Thursday, June 9, 2016

Keeping Practice Fun

Summer is here and we are all hoping to have a little fun! There are vacations to take and holidays to celebrate. In the midst of it all, it is still important to maintain a semi-regular practice routine. I've found that I do better with my summer practicing if I look for ways to make practicing feel more like a game. In other words, I'm looking for ways to keep practicing fun. Here are some of the key components I try to include.


  • Variety is the spice of life. I make sure that I am working on a variety of styles of music -- classical, musical theater, sacred, jazz -- as well as ensembles (solos, duets, choral, etc.) I can also ensure variety in my practice sessions by shifting my focus throughout. After working on shaping phrases in one piece, I focus on things like memory, learning the notes, rhythm, or dynamics in the following selections.
  • Not every piece everyday. It's summer, so I need to feel that my practice schedule is a little more relaxed. After all, my mind and body needs to rest as well. So I don't feel the pressure to get to every piece I'm working on in each rehearsal. How do I make sure that everything is getting needed attention though? I'm finding that a practice journal is extremely helpful in keeping track of what I've done and revealing what still needs attention. (I'll be talking more about my experience with practice journaling in the next few weeks.)  I'm also finding that sometimes solutions reveal themselves during the summer months when we just put the piece away for a few days. It's an amazing thing that I don't fully understand, but I'm loving the reality of it.
  • Change up your normal routine. Think about your normal practice session and look for ways to make it different this summer. A change of scenery is always a great option. If you can play a different instrument for a little while, that's wonderful.

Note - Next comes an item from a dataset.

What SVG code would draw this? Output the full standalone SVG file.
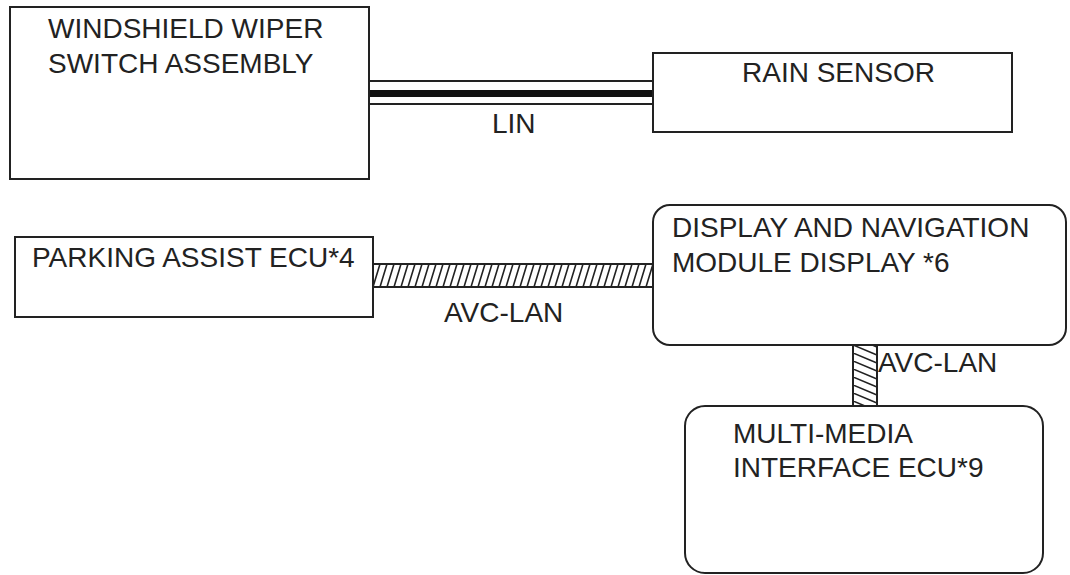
<svg xmlns="http://www.w3.org/2000/svg" width="1070" height="575" viewBox="0 0 1070 575">
<style>
.box{fill:#fff;stroke:#222;stroke-width:2}
.t{font-family:"Liberation Sans",Arial,sans-serif;font-size:28px;fill:#222}
.hl{stroke:#222;stroke-width:1.6;fill:none}
</style>
<defs>
<pattern id="hatchH" patternUnits="userSpaceOnUse" x="373" y="264" width="7" height="23">
<path class="hl" d="M-7,23 L0,0 M0,23 L7,0 M7,23 L14,0"/>
</pattern>
<pattern id="hatchV" patternUnits="userSpaceOnUse" x="853" y="345" width="24" height="8">
<path class="hl" d="M0,-16 L24,-6 M0,-8 L24,2 M0,0 L24,10"/>
</pattern>
</defs>
<g id="connectors">
<g id="lin">
<line x1="369" y1="81" x2="653" y2="81" stroke="#222" stroke-width="2"/>
<line x1="369" y1="93.5" x2="653" y2="93.5" stroke="#111" stroke-width="7"/>
<line x1="369" y1="104" x2="653" y2="104" stroke="#222" stroke-width="2"/>
<text class="t" x="492" y="133">LIN</text>
</g>
<g id="avc1">
<rect x="373" y="264" width="280" height="23" fill="url(#hatchH)" stroke="#222" stroke-width="2"/>
<text class="t" x="444" y="322">AVC-LAN</text>
</g>
<g id="avc2">
<rect x="853" y="345" width="24" height="61" fill="url(#hatchV)" stroke="#222" stroke-width="2"/>
<text class="t" x="878" y="372">AVC-LAN</text>
</g>
</g>
<g id="wiper">
<rect class="box" x="10" y="7" width="359" height="172"/>
<text class="t" x="48" y="38">WINDSHIELD WIPER</text>
<text class="t" x="48" y="73">SWITCH ASSEMBLY</text>
</g>
<g id="rain">
<rect class="box" x="653" y="53" width="359" height="79"/>
<text class="t" x="742" y="82">RAIN SENSOR</text>
</g>
<g id="parking">
<rect class="box" x="15" y="237" width="358" height="80"/>
<text class="t" x="32" y="267">PARKING ASSIST ECU*4</text>
</g>
<g id="display">
<rect class="box" x="653" y="205" width="413" height="140" rx="17" ry="17"/>
<text class="t" x="672" y="237">DISPLAY AND NAVIGATION</text>
<text class="t" x="672" y="272">MODULE DISPLAY *6</text>
</g>
<g id="multimedia">
<rect class="box" x="685" y="406" width="358" height="167" rx="20" ry="20"/>
<text class="t" x="733" y="443">MULTI-MEDIA</text>
<text class="t" x="733" y="477">INTERFACE ECU*9</text>
</g>
</svg>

Perhaps you can change the visual appearance of your setting by adding a vase of shells or a new painting on the wall. You can also change the routine by trying out some new practice techniques. Since many of us teach young students as well, summer is a great time to get in touch with your inner child. Is there a practice game you've been thinking about? Try it out in your own repertoire and see what kind of results you get. Not only will you be doing something that might be rather fun, you'll also be perfecting techniques to share with your students in the fall.